With an update called “Mesh,” expected to begin rolling out in 2022, Microsoft will allow Teams users to enter immersive spaces with their personalized avatars to meet in the metaverse. In addition, the Mesh update will enable access to such spaces from any device, with no special equipment needed.
Further down the line, Mesh will also allow organizations to build their own custom spaces for meetings or social mixers.
At the Microsoft Ignite conference, Nadella also introduced the company’s new Dynamics 365 Connected Spaces, a product set to first preview in December, offering organizations a “hybrid work environment” that merges metaverse and artificial intelligence (AI) technology into their businesses using incoming data from cameras already set up in their stores, storefronts or factory floors.

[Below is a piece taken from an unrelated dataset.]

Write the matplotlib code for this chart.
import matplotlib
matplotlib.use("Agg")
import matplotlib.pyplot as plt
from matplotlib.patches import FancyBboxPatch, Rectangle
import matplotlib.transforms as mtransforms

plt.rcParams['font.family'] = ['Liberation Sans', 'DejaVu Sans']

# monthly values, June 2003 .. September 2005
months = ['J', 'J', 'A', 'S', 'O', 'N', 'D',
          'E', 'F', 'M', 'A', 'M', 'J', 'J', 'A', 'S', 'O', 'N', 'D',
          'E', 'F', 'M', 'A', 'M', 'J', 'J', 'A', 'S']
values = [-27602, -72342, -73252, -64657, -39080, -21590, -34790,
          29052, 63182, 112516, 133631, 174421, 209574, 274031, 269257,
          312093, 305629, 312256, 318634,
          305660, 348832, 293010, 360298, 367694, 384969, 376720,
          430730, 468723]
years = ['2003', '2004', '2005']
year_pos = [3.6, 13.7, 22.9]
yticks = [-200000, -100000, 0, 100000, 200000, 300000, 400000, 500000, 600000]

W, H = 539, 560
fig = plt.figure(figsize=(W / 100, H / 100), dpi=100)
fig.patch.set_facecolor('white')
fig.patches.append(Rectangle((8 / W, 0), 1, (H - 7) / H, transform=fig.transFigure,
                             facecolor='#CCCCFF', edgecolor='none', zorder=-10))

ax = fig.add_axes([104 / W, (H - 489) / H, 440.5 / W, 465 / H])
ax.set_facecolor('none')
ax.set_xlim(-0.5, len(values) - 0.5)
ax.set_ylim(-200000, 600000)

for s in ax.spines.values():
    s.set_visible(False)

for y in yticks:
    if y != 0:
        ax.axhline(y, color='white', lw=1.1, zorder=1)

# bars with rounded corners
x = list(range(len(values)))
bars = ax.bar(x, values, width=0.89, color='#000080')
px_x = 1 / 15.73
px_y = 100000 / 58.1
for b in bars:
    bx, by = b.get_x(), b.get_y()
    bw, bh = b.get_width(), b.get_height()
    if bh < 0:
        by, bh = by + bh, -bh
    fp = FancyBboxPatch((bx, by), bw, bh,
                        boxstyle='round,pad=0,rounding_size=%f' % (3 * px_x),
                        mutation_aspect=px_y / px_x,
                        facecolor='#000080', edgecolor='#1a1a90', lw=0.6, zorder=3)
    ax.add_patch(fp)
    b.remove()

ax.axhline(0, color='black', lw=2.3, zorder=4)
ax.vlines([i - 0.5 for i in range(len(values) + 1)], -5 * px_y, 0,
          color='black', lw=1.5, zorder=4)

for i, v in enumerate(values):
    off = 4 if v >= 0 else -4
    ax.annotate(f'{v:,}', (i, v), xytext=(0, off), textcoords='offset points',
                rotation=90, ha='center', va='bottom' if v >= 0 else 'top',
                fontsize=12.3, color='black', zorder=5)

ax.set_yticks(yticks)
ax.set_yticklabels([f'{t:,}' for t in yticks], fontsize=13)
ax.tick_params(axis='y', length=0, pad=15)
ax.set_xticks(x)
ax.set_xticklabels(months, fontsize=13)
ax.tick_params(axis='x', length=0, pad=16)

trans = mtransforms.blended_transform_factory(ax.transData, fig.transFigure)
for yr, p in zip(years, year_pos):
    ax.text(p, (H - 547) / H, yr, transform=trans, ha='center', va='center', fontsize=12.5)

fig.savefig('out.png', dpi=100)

“With the power of your existing cameras, harness computer vision and observational data to help complete the picture—giving a new perspective into people, places, and things,” wrote Connected Spaces’s general manager, Vishal Sood.
“Following deployment, simply turn on AI-powered models, known as skills, to help understand specific scenarios such as customer behavior at a promotional display, traffic patterns, and insights unique to your space.”
From business communications to gaming lines, Microsoft intends to dive deep into the metaverse with no hesitation. During an interview with Bloomberg TV earlier this week, Nadella also stated that the tech company would “absolutely” work on integrating the metaverse into the Xbox.
“If you take Halo as a game, it is a Metaverse. Minecraft is a Metaverse, and so is Flight Sim. In some sense, they’re 2D today and the question is can you now take that to a fully 3D world, and we absolutely plan to do so.”